The LLM pass is not byte-stable across runs (we measured 0/8 files byte-stable on a representative sample × 3 passes), but the variance is purely cosmetic — punctuation, blank-line placement, code-comment alignment, list-marker presence — with no content drift. Picking any single pass and committing it is safe.

Determinism

The post-docling stages are byte-deterministic by construction (no time-of-day, no PRNG, dataclass field order preserved by dataclasses.fields, dict iteration order preserved since Python 3.7). End-to-end determinism (including docling itself) is verified with the included harness, which runs N fresh-cache iterations and reports any per-section hash divergence:

# Fast: re-test only the post-docling stages (uses cached JSON).
.venv/bin/python harness.py --standard MISRA-C++-2023 -n 5 --keep-cache \
    --pdf "$MISRA_CPP_PDF"

# Full e2e: clears the docling cache between iterations
# (~70 s/iter on CPP, ~155 s/iter on C).
.venv/bin/python harness.py --standard MISRA-C++-2023 -n 5 \
    --pdf "$MISRA_CPP_PDF"

The harness emits a per-section stability table and writes a JSON report listing every rule's per-section sha256 hashes across all iterations.

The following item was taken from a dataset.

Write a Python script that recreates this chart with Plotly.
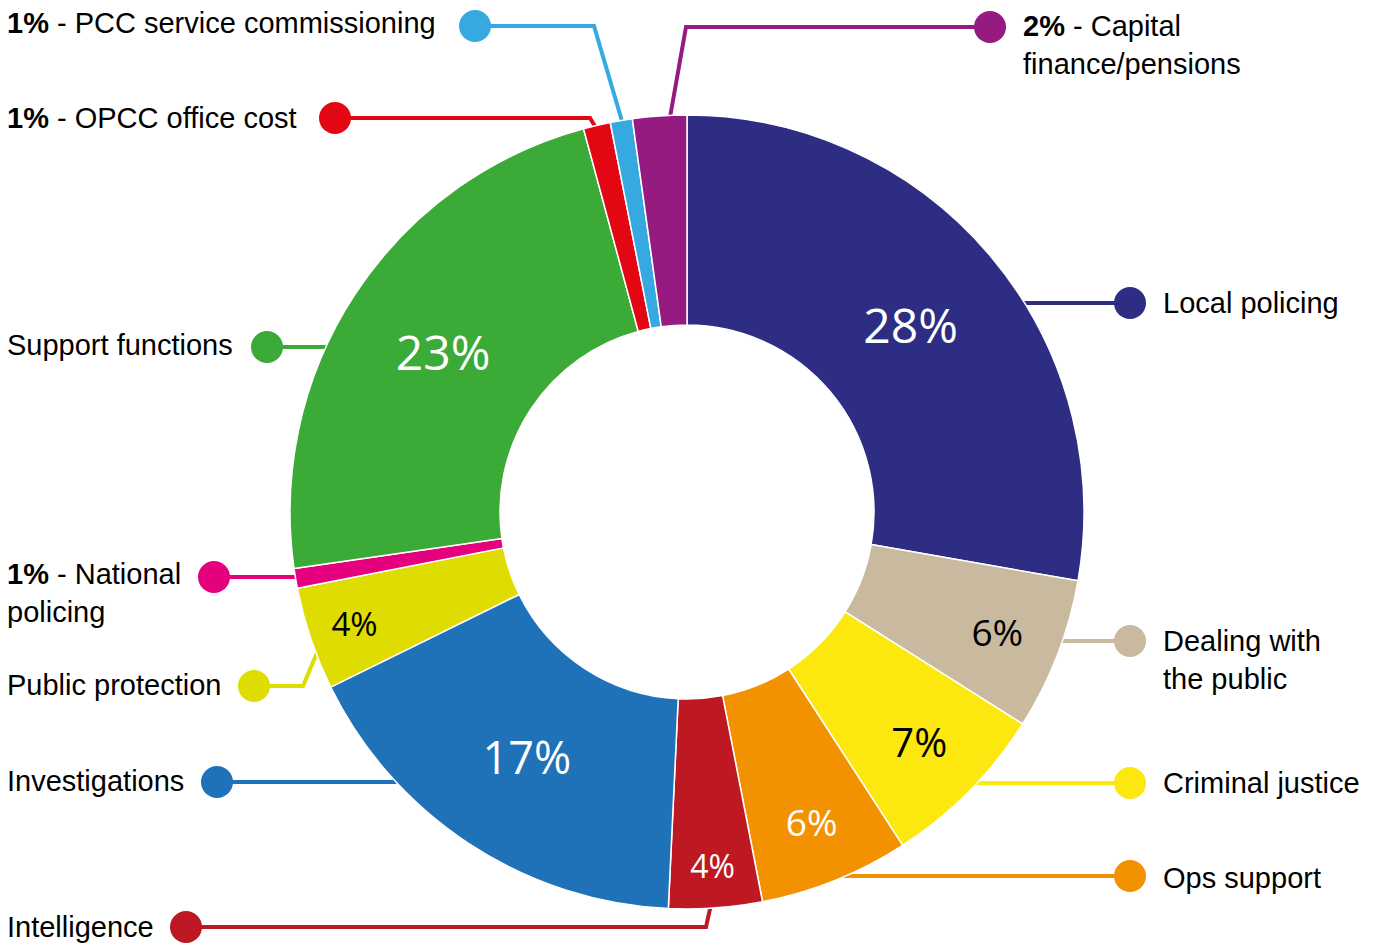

Run it whenever extract_rules.py changes, or when adding support for a new MISRA edition, to confirm output is byte-stable across runs.

Known limitations

These are properties of docling's PDF interpretation. They are deterministic defects (the same wrong output every run), not flakiness:

  • Code blocks lose internal newlines. The MISRA C++ PDF in particular emits code as a single long line per logical block. Token-level content is preserved (every identifier, operator and comment is still there), but the rendered Markdown shows long single-line code samples.
  • Font-CMap-induced ligature corruption in the MISRA C++ PDF. The fi, fl, ff, ffi, ffl ligatures get rendered as digit or letter glyphs (9, 2, C, A, ^, %). The parser deterministically repairs these via wordlist lookup (/usr/share/dict/words plus a curated extras list); each suspect token is repaired only when exactly one ligature substitution yields a real English word, and pure-numeric tokens are left alone so rule anchors like "Rule 4.10" are preserved.
  • Some rule headings get merged into adjacent items by docling. For the affected rules, the parser splices in synthetic anchors so the rule still appears with full Classification + best-effort Example/Amplification rather than being dropped.
  • Page running heads (e.g. "Section 4: Guidelines") occasionally leak into code items. They are stripped from body section accumulation during extraction but may still appear inside code-block content.

Adding a new standard

To extend the populator to another MISRA edition or another standard with the same shape:

  1. Add a standard → (lang, source_rel_dir) entry to STANDARD_INFO in populate_help.py. Add matching entries to PDF_ENV_VARS (the env var users will set) and PDF_FILE_GLOBS (the filename globs the resolver will look for inside the help repo). No filename is ever hard-coded.
  2. Add the standard to STD_DISPLAY in extract_rules.py so the rendered reference line carries the correct human-readable name.
  3. If the new standard's rule headings are merged into neighbouring items by docling (visible as missing rules in the harness output), add a resolver to _MISSING_ANCHOR_RESOLVERS that returns synthetic anchors.
  4. Run the harness with -n 5 to confirm byte-stability before publishing regenerated help files.